# DATASET ENTRIES:
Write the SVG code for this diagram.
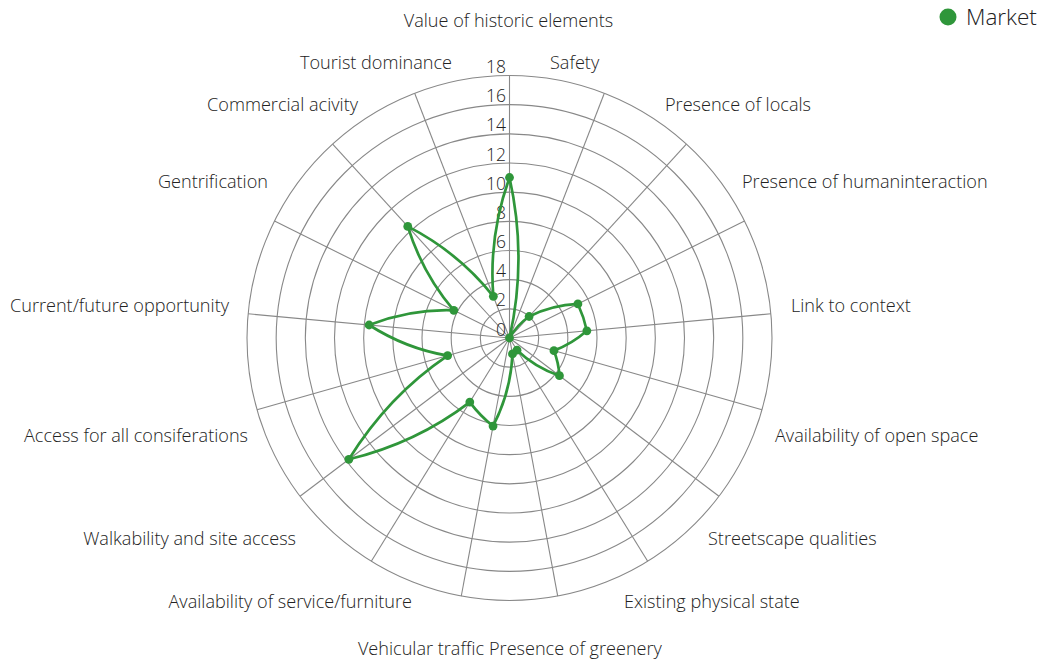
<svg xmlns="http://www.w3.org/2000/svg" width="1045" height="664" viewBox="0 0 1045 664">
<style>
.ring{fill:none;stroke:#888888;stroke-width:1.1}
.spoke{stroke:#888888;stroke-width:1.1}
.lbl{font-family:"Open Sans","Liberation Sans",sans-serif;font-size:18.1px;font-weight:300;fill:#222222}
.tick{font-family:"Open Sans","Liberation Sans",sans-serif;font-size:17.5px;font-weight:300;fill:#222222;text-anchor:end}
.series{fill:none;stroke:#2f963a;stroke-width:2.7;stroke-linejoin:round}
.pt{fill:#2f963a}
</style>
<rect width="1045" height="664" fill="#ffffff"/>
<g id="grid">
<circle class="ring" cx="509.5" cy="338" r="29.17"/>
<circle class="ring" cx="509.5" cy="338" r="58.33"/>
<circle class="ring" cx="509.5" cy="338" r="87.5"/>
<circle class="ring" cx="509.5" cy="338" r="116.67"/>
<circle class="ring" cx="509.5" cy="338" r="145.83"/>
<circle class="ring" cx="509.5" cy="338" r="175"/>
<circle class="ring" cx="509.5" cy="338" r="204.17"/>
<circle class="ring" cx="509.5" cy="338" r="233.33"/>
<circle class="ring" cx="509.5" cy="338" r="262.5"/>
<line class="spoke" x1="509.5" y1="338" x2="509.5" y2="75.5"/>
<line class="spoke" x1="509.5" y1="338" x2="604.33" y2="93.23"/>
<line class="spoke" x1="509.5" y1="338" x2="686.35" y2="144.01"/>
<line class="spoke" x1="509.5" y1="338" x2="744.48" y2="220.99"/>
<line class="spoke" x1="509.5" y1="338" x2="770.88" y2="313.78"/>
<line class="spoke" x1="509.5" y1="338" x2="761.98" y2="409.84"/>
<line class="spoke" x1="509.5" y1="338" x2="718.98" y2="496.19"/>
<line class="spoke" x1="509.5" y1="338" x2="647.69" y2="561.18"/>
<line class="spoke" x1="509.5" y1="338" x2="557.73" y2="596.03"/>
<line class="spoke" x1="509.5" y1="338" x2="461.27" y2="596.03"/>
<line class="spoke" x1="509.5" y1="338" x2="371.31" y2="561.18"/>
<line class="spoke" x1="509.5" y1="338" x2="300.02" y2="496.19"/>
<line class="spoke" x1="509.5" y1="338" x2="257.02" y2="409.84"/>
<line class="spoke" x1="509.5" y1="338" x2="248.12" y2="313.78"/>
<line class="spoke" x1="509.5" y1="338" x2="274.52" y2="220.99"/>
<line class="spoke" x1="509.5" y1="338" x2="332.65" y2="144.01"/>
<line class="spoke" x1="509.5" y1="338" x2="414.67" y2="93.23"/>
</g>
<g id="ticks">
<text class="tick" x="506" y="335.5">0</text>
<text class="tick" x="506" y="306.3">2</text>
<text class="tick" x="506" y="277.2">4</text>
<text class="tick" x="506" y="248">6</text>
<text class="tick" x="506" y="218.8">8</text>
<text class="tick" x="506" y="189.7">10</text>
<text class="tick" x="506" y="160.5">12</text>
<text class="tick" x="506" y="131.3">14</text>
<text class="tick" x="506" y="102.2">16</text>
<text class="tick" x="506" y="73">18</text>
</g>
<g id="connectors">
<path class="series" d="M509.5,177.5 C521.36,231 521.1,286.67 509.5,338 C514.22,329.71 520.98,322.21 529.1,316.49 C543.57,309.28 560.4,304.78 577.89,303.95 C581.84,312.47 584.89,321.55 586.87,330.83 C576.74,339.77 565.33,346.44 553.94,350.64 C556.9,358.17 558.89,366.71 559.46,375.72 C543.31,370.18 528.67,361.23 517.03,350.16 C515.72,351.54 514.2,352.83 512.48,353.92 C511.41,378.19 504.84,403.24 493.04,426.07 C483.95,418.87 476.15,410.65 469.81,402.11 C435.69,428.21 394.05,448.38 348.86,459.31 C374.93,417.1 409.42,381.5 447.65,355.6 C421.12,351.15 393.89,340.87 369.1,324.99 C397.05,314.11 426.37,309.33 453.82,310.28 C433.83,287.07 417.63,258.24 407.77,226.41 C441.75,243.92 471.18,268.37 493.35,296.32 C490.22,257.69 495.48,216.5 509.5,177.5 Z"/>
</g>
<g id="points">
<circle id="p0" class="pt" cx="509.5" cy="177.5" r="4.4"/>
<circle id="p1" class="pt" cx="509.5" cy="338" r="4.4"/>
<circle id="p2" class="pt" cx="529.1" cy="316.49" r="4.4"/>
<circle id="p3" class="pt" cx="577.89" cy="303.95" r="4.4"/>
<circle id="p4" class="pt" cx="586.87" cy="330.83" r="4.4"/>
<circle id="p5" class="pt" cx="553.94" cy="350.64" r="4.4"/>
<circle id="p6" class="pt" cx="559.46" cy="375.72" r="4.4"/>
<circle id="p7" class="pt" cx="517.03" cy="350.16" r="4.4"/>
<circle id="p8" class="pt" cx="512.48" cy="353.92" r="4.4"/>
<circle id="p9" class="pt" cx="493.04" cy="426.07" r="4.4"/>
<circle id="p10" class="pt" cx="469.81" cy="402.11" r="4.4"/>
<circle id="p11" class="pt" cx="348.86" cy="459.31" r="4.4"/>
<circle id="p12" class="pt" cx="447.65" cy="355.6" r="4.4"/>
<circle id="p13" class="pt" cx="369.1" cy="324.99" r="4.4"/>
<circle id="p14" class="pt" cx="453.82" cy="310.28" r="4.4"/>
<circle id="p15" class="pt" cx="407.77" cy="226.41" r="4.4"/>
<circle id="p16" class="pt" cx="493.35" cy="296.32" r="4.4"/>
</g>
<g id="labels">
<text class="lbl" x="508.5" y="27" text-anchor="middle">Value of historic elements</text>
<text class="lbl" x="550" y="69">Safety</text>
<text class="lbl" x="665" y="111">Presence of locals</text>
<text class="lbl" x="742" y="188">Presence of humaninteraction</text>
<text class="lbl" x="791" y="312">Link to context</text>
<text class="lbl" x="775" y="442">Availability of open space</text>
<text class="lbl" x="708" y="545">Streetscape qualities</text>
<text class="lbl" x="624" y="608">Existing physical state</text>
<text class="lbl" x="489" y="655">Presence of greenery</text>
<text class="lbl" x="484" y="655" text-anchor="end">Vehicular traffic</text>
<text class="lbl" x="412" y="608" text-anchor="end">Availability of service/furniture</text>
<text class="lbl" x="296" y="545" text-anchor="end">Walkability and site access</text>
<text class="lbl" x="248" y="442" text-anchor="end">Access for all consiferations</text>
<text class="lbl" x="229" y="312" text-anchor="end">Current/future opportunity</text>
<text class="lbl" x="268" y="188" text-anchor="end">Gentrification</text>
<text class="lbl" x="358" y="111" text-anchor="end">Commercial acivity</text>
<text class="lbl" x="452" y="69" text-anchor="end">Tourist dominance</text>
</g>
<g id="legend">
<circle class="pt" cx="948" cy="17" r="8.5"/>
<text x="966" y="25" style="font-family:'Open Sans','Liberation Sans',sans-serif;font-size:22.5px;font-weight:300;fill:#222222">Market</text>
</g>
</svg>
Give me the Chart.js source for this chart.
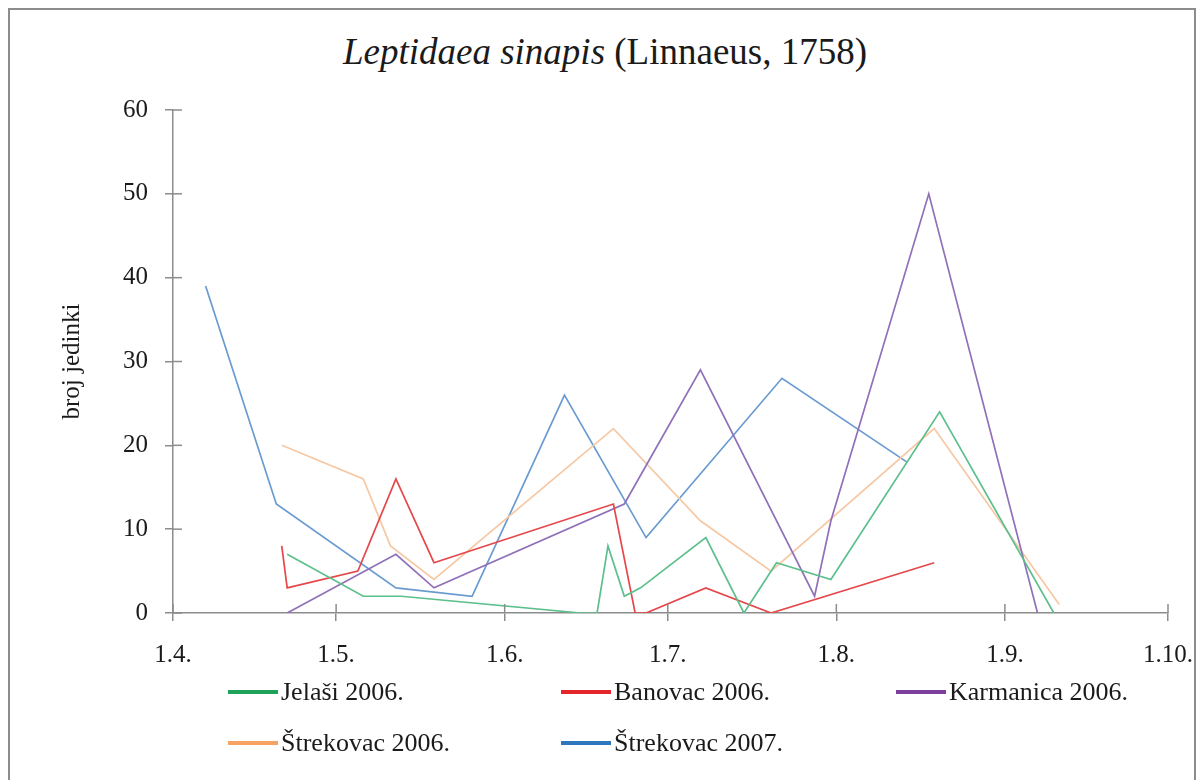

# EXERCISE GOAL:
Set down the lines of the records above exactly, apart from the pictures.

# ANSWER FOR THE TASK:
Write the SVG code for this diagram.
<svg xmlns="http://www.w3.org/2000/svg" width="1045" height="664" viewBox="0 0 1045 664">
<style>
.ring{fill:none;stroke:#888888;stroke-width:1.1}
.spoke{stroke:#888888;stroke-width:1.1}
.lbl{font-family:"Open Sans","Liberation Sans",sans-serif;font-size:18.1px;font-weight:300;fill:#222222}
.tick{font-family:"Open Sans","Liberation Sans",sans-serif;font-size:17.5px;font-weight:300;fill:#222222;text-anchor:end}
.series{fill:none;stroke:#2f963a;stroke-width:2.7;stroke-linejoin:round}
.pt{fill:#2f963a}
</style>
<rect width="1045" height="664" fill="#ffffff"/>
<g id="grid">
<circle class="ring" cx="509.5" cy="338" r="29.17"/>
<circle class="ring" cx="509.5" cy="338" r="58.33"/>
<circle class="ring" cx="509.5" cy="338" r="87.5"/>
<circle class="ring" cx="509.5" cy="338" r="116.67"/>
<circle class="ring" cx="509.5" cy="338" r="145.83"/>
<circle class="ring" cx="509.5" cy="338" r="175"/>
<circle class="ring" cx="509.5" cy="338" r="204.17"/>
<circle class="ring" cx="509.5" cy="338" r="233.33"/>
<circle class="ring" cx="509.5" cy="338" r="262.5"/>
<line class="spoke" x1="509.5" y1="338" x2="509.5" y2="75.5"/>
<line class="spoke" x1="509.5" y1="338" x2="604.33" y2="93.23"/>
<line class="spoke" x1="509.5" y1="338" x2="686.35" y2="144.01"/>
<line class="spoke" x1="509.5" y1="338" x2="744.48" y2="220.99"/>
<line class="spoke" x1="509.5" y1="338" x2="770.88" y2="313.78"/>
<line class="spoke" x1="509.5" y1="338" x2="761.98" y2="409.84"/>
<line class="spoke" x1="509.5" y1="338" x2="718.98" y2="496.19"/>
<line class="spoke" x1="509.5" y1="338" x2="647.69" y2="561.18"/>
<line class="spoke" x1="509.5" y1="338" x2="557.73" y2="596.03"/>
<line class="spoke" x1="509.5" y1="338" x2="461.27" y2="596.03"/>
<line class="spoke" x1="509.5" y1="338" x2="371.31" y2="561.18"/>
<line class="spoke" x1="509.5" y1="338" x2="300.02" y2="496.19"/>
<line class="spoke" x1="509.5" y1="338" x2="257.02" y2="409.84"/>
<line class="spoke" x1="509.5" y1="338" x2="248.12" y2="313.78"/>
<line class="spoke" x1="509.5" y1="338" x2="274.52" y2="220.99"/>
<line class="spoke" x1="509.5" y1="338" x2="332.65" y2="144.01"/>
<line class="spoke" x1="509.5" y1="338" x2="414.67" y2="93.23"/>
</g>
<g id="ticks">
<text class="tick" x="506" y="335.5">0</text>
<text class="tick" x="506" y="306.3">2</text>
<text class="tick" x="506" y="277.2">4</text>
<text class="tick" x="506" y="248">6</text>
<text class="tick" x="506" y="218.8">8</text>
<text class="tick" x="506" y="189.7">10</text>
<text class="tick" x="506" y="160.5">12</text>
<text class="tick" x="506" y="131.3">14</text>
<text class="tick" x="506" y="102.2">16</text>
<text class="tick" x="506" y="73">18</text>
</g>
<g id="connectors">
<path class="series" d="M509.5,177.5 C521.36,231 521.1,286.67 509.5,338 C514.22,329.71 520.98,322.21 529.1,316.49 C543.57,309.28 560.4,304.78 577.89,303.95 C581.84,312.47 584.89,321.55 586.87,330.83 C576.74,339.77 565.33,346.44 553.94,350.64 C556.9,358.17 558.89,366.71 559.46,375.72 C543.31,370.18 528.67,361.23 517.03,350.16 C515.72,351.54 514.2,352.83 512.48,353.92 C511.41,378.19 504.84,403.24 493.04,426.07 C483.95,418.87 476.15,410.65 469.81,402.11 C435.69,428.21 394.05,448.38 348.86,459.31 C374.93,417.1 409.42,381.5 447.65,355.6 C421.12,351.15 393.89,340.87 369.1,324.99 C397.05,314.11 426.37,309.33 453.82,310.28 C433.83,287.07 417.63,258.24 407.77,226.41 C441.75,243.92 471.18,268.37 493.35,296.32 C490.22,257.69 495.48,216.5 509.5,177.5 Z"/>
</g>
<g id="points">
<circle id="p0" class="pt" cx="509.5" cy="177.5" r="4.4"/>
<circle id="p1" class="pt" cx="509.5" cy="338" r="4.4"/>
<circle id="p2" class="pt" cx="529.1" cy="316.49" r="4.4"/>
<circle id="p3" class="pt" cx="577.89" cy="303.95" r="4.4"/>
<circle id="p4" class="pt" cx="586.87" cy="330.83" r="4.4"/>
<circle id="p5" class="pt" cx="553.94" cy="350.64" r="4.4"/>
<circle id="p6" class="pt" cx="559.46" cy="375.72" r="4.4"/>
<circle id="p7" class="pt" cx="517.03" cy="350.16" r="4.4"/>
<circle id="p8" class="pt" cx="512.48" cy="353.92" r="4.4"/>
<circle id="p9" class="pt" cx="493.04" cy="426.07" r="4.4"/>
<circle id="p10" class="pt" cx="469.81" cy="402.11" r="4.4"/>
<circle id="p11" class="pt" cx="348.86" cy="459.31" r="4.4"/>
<circle id="p12" class="pt" cx="447.65" cy="355.6" r="4.4"/>
<circle id="p13" class="pt" cx="369.1" cy="324.99" r="4.4"/>
<circle id="p14" class="pt" cx="453.82" cy="310.28" r="4.4"/>
<circle id="p15" class="pt" cx="407.77" cy="226.41" r="4.4"/>
<circle id="p16" class="pt" cx="493.35" cy="296.32" r="4.4"/>
</g>
<g id="labels">
<text class="lbl" x="508.5" y="27" text-anchor="middle">Value of historic elements</text>
<text class="lbl" x="550" y="69">Safety</text>
<text class="lbl" x="665" y="111">Presence of locals</text>
<text class="lbl" x="742" y="188">Presence of humaninteraction</text>
<text class="lbl" x="791" y="312">Link to context</text>
<text class="lbl" x="775" y="442">Availability of open space</text>
<text class="lbl" x="708" y="545">Streetscape qualities</text>
<text class="lbl" x="624" y="608">Existing physical state</text>
<text class="lbl" x="489" y="655">Presence of greenery</text>
<text class="lbl" x="484" y="655" text-anchor="end">Vehicular traffic</text>
<text class="lbl" x="412" y="608" text-anchor="end">Availability of service/furniture</text>
<text class="lbl" x="296" y="545" text-anchor="end">Walkability and site access</text>
<text class="lbl" x="248" y="442" text-anchor="end">Access for all consiferations</text>
<text class="lbl" x="229" y="312" text-anchor="end">Current/future opportunity</text>
<text class="lbl" x="268" y="188" text-anchor="end">Gentrification</text>
<text class="lbl" x="358" y="111" text-anchor="end">Commercial acivity</text>
<text class="lbl" x="452" y="69" text-anchor="end">Tourist dominance</text>
</g>
<g id="legend">
<circle class="pt" cx="948" cy="17" r="8.5"/>
<text x="966" y="25" style="font-family:'Open Sans','Liberation Sans',sans-serif;font-size:22.5px;font-weight:300;fill:#222222">Market</text>
</g>
</svg>
Give me the Chart.js source for this chart.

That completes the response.